Scotland could become a beacon for a brighter future … I envy you

Scotland could become a beacon for a brighter future … I envy you
By Neal Lawson
25.08.13

I look north to Scotland with at least a tinge of envy.

Away from the apathy and dejection spawned by the Westminster sluggers, politics seems to be coming alive in your country, as it must when big and meaningful decisions are entrusted to the people.

The referendum has ignited a political spark. So debate rages for and against the SNP who, along with Ukip, are alone among the political parties seeing their memberships increase, 600 people attend a left-wing gathering in Glasgow to debate independence (a turnout that exceeds, per capita, any political gathering elsewhere in the UK) and think-tanks like the Jimmy Reid Foundation spark into life.

Regardless of the result of the referendum itself, this is nothing but good for the heart and soul of Scotland. The capacity of the Scottish people and their belief in themselves can only be enhanced.

The organisation I chair, Compass, doesn’t have a fixed view on the referendum. Instead we start with this question: what is the good society and the good life as it relates to Scotland? What is to be a fully formed human being in the 21st century? What should we expect for our lives and those we live with?

Just to be asking these questions suggests a problem. Life for most in Scotland is insecure and anxious. All along the income chain most live just one or two pay cheques from economic disaster. Even those lucky enough to be well paid are exhausted by the earn-to-spend treadmill of modern consumer society, where enough is never enough.

Those further down the social ladder have all the pressure to keep up, but have to work two shifts a day to keep their heads above water. No-one has enough time for their friends and family. It’s a life that is simply out of our control.

So the Reid Foundation’s work on the Common Weal strikes a real chord. It says that, despite all we are told by the advertisers, we can’t hope to buy the good society or the good life off the shelf in the supermarket. We can only create it by working together in our communities, workplaces and political.  systems. It is a simple but compelling insight that our wellbeing must be common to us all – and that our fulfilment cannot be bought at the expense of others.

Will independence help or hinder the birth of a new common weal for Scotland and the shift to a good society that is much more equal, sustainable and democratic?
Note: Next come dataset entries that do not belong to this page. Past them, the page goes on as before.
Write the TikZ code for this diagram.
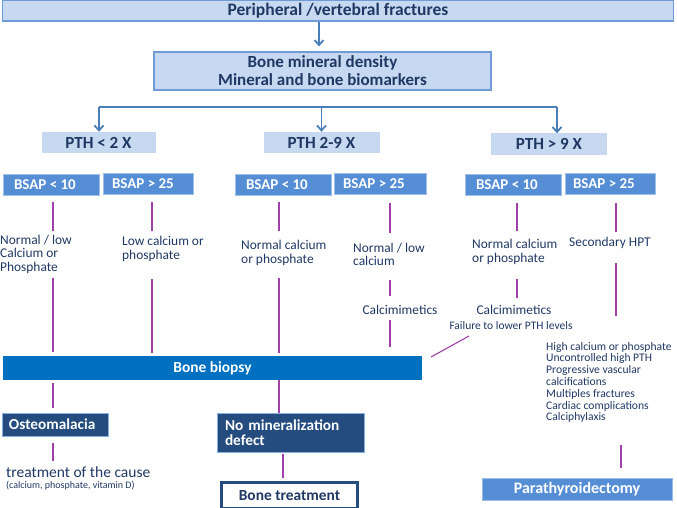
\documentclass[tikz,border=0pt]{standalone}
\usepackage{fontspec}
\setmainfont{Carlito}
\usetikzlibrary{arrows.meta}
\definecolor{lb}{HTML}{C6D9F1}
\definecolor{mb}{HTML}{558ED5}
\definecolor{bord}{HTML}{6F9BD6}
\definecolor{arr}{HTML}{4A7EBB}
\definecolor{pur}{HTML}{A040A8}
\definecolor{navy}{HTML}{1F3864}
\definecolor{biop}{HTML}{0070C0}
\definecolor{dk}{HTML}{244C7E}
\newcommand{\lbox}[2]{\makebox[#1][l]{#2}}
\begin{document}
\begin{tikzpicture}[x=1pt,y=-1pt,
  topbox/.style={fill=lb,draw=bord,line width=1.2pt,text=navy,inner sep=0pt,align=center,
    font=\bfseries\fontsize{17}{18}\selectfont},
  pthbox/.style={fill=lb,text=navy,inner sep=0pt,minimum height=21pt,
    font=\bfseries\fontsize{17}{18}\selectfont},
  bsapbox/.style={fill=mb,draw=mb!55!white,line width=0.6pt,text=white,inner ysep=0pt,minimum height=21pt,
    font=\bfseries\fontsize{15}{15}\selectfont},
  txt/.style={text=navy,inner sep=0pt,align=left,anchor=west,font=\fontsize{13.4}{13.5}\selectfont},
  pl/.style={draw=pur,line width=1.1pt},
  ar/.style={draw=arr,line width=1.8pt,-{Straight Barb[length=5pt,width=9pt]}},
  ln/.style={draw=arr,line width=1.8pt},
  darkbox/.style={fill=dk,draw=mb!70,line width=0.6pt,text=white,inner ysep=0pt,align=left,
    font=\bfseries\fontsize{15.3}{15}\selectfont},
  whitebox/.style={fill=white,draw=dk,line width=3pt,text=navy,inner sep=0pt,
    font=\bfseries\fontsize{15.4}{16}\selectfont},
  bluebar/.style={inner sep=0pt,text=white,font=\bfseries\fontsize{15.4}{16}\selectfont}]
\useasboundingbox (0,0) rectangle (677,508);
% top part
\node[topbox,minimum width=671pt,minimum height=21pt,font=\bfseries\fontsize{17.5}{18}\selectfont] (top) at (338,10.5) {Peripheral /vertebral fractures};
\node[topbox,minimum width=337pt,minimum height=38pt] (bmd) at (322.5,71) {Bone mineral density\\Mineral and bone biomarkers};
\node[pthbox,minimum width=114pt] (p1) at (98.5,142.5) {PTH < 2 X};
\node[pthbox,minimum width=116pt] (p2) at (321.5,142.5) {PTH 2-9 X};
\node[pthbox,minimum width=116pt] (p3) at (549,144) {PTH > 9 X};
\coordinate (bl) at (99,107);
\coordinate (br) at (557,107);
\coordinate (ta) at (319,0);
\draw[ar,shorten >=5pt] (ta |- top.south) -- (ta |- bmd.north);
\draw[ln] (bl) -- (br);
\draw[ar] (bl) -- (bl |- p1.north);
\draw[ar] (p2.north |- bl) -- (p2.north);
\draw[ar] (br) -- (br |- p3.north);
% BSAP
\node[bsapbox,inner xsep=11pt] (bs1) at (51,184.5) {\lbox{74pt}{BSAP < 10}};
\node[bsapbox,inner xsep=9pt] (bs2) at (148,184) {\lbox{72pt}{BSAP > 25}};
\node[bsapbox,inner xsep=11pt] (bs3) at (283,184.5) {\lbox{74pt}{BSAP < 10}};
\node[bsapbox,inner xsep=9pt] (bs4) at (380,184) {\lbox{74pt}{BSAP > 25}};
\node[bsapbox,inner xsep=11pt] (bs5) at (513,184.5) {\lbox{74pt}{BSAP < 10}};
\node[bsapbox,inner xsep=8pt] (bs6) at (610,184) {\lbox{74pt}{BSAP > 25}};
% texts
\node[txt] (t1) at (0,254) {Normal / low\\Calcium or\\Phosphate};
\node[txt] (t2) at (122,249) {Low calcium or\\phosphate};
\node[txt] (t3) at (241,253) {Normal calcium\\or phosphate};
\node[txt] (t4) at (353,254.5) {Normal / low\\calcium};
\node[txt] (t5) at (472,252) {Normal calcium\\or phosphate};
\node[txt] (t6) at (569,243) {Secondary HPT};
\node[txt,anchor=center] (c4) at (400,310) {Calcimimetics};
\node[txt,anchor=center] (c5) at (514,310) {Calcimimetics};
\node[txt,anchor=center,font=\fontsize{11.5}{12}\selectfont] (f5) at (511,326) {Failure to lower PTH levels};
\node[txt,font=\fontsize{11.6}{11.8}\selectfont] (list) at (546,382.5) {High calcium or phosphate\\Uncontrolled high PTH\\Progressive vascular\\calcifications\\Multiples fractures\\Cardiac complications\\Calciphylaxis};
% lower boxes
\node[bluebar,fill=biop,minimum width=419pt,minimum height=24pt] (bb) at (212.5,368) {Bone biopsy};
\node[darkbox,minimum height=23pt,inner xsep=7pt,text width=92pt] (os) at (55,424.5) {Osteomalacia};
\node[darkbox,minimum height=39pt,inner xsep=8pt,text width=131pt] (nm) at (290.5,432.5) {No mineralization\\defect};
\node[txt,font=\fontsize{15.5}{16}\selectfont] (tr) at (6,472) {treatment of the cause};
\node[txt,font=\fontsize{10}{10}\selectfont] (cl) at (6,486) {(calcium, phosphate, vitamin D)};
\node[whitebox,minimum width=136pt,minimum height=26pt] (bt) at (289.5,495.5) {Bone treatment};
\node[bluebar,fill=mb,draw=mb!60!white,line width=0.6pt,minimum width=190pt,minimum height=22pt,font=\bfseries\fontsize{16}{16}\selectfont] (px) at (577,489) {Parathyroidectomy};
% purple connectors
\coordinate (L1) at (53,0);
\coordinate (L2) at (152,0);
\coordinate (L3) at (279,0);
\coordinate (L4) at (390,0);
\coordinate (L5) at (517,0);
\coordinate (L6) at (616,0);
\coordinate (L7) at (621,0);
\coordinate (L8) at (283,0);
\draw[pl,shorten <=7pt,shorten >=4pt] (L1 |- bs1.south) -- (L1 |- t1.north);
\draw[pl,shorten <=7pt,shorten >=5pt] (L2 |- bs2.south) -- (L2 |- t2.north);
\draw[pl,shorten <=7pt,shorten >=9pt] (L3 |- bs3.south) -- (L3 |- t3.north);
\draw[pl,shorten <=8pt,shorten >=10pt] (L4 |- bs4.south) -- (L4 |- t4.north);
\draw[pl,shorten <=8pt,shorten >=8pt] (L5 |- bs5.south) -- (L5 |- t5.north);
\draw[pl,shorten <=8pt,shorten >=5pt] (L6 |- bs6.south) -- (L6 |- t6.north);
\draw[pl,shorten <=5pt,shorten >=4pt] (L1 |- t1.south) -- (L1 |- bb.north);
\draw[pl,shorten <=17pt,shorten >=3pt] (L2 |- t2.south) -- (L2 |- bb.north);
\draw[pl,shorten <=12pt,shorten >=3pt] (L3 |- t3.south) -- (L3 |- bb.north);
\draw[pl,shorten <=14pt,shorten >=9pt] (L4 |- t4.south) -- (L4 |- c4.north);
\draw[pl,shorten <=5pt,shorten >=9pt] (L4 |- c4.south) -- (L4 |- bb.north);
\draw[pl,shorten <=14pt,shorten >=7pt] (L5 |- t5.south) -- (L5 |- c5.north);
\draw[pl,shorten <=14pt,shorten >=26pt] (L6 |- t6.south) -- (L6 |- list.north);
\draw[pl,shorten <=3pt,shorten >=5pt] (L1 |- bb.south) -- (L1 |- os.north);
\draw[pl] (L3 |- bb.south) -- (L3 |- nm.north);
\draw[pl,shorten <=7pt,shorten >=5pt] (L1 |- os.south) -- (L1 |- tr.north);
\draw[pl,shorten <=2pt,shorten >=3pt] (L8 |- nm.south) -- (L8 |- bt.north);
\draw[pl,shorten <=22pt,shorten >=10pt] (L7 |- list.south) -- (L7 |- px.north);
\coordinate (d1) at (469,336);
\coordinate (d2) at (431,357);
\draw[pl] (d1) -- (d2);
\end{tikzpicture}
\end{document}
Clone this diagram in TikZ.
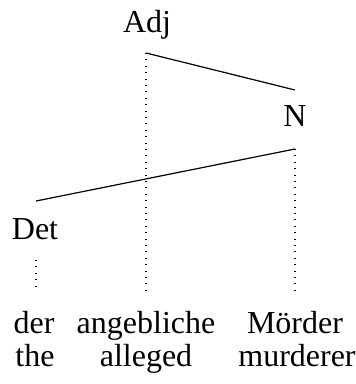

I see the referendum split political friendships and families north and south of the Border. I can see both sides. Why would other fellow progressives want to leave their comrades in England to the eternal mercy of the Tories? But equally, can’t Scotland show England and Wales what a progressive future looks like as an independent Nordic- style social democracy?

The debate and the decision will reverberate. It is already rippling south as the English question unfolds in its wake. Quite rightly it is up to the Scottish people to decide.

For those running the campaigns it will feel like a life or death struggle, a once-in-history chance the settle the national issue. As some- one who was at the forefront of the last national referendum, just 18 months ago on the AV voting system, let me tell you it isn’t.

Electoral reform, far from being dead, will be hack on the agenda the day after the next general election if first past the post delivers another hung parliament or gives office to a party which came second in the popular vote. Likewise in Scotland, if the Tories fail to win a single Scottish seat and yet rule the country, the national question will be quickly back on the agenda even after a referendum defeat.

Democratic renewal tends to occur around big revolutionary style events like these, not gradually. Scotland is facing such a big event. Whatever the outcome Scotland can become a beacon for a different and better future – a good society based in part on the notion of the common weal. But only if it embraces the power of the democratic surge that is being unleashed by the brave decision to let the people decide.

What will then be awoken may not just be a sense of Scottish national independence but something, dare I say, even more important. What will stir is the transformative capacity  of the Scottish people to determine their collective fate in their communities, their workplaces, their public services – as consumers and citizens – to make their world together.

The common weal can only be created by daring more democracy and trusting the people to manage their lives together. Democracy is the means and ends of the good society. The light from the north flickers and We are drawn to it – but will it burst into life?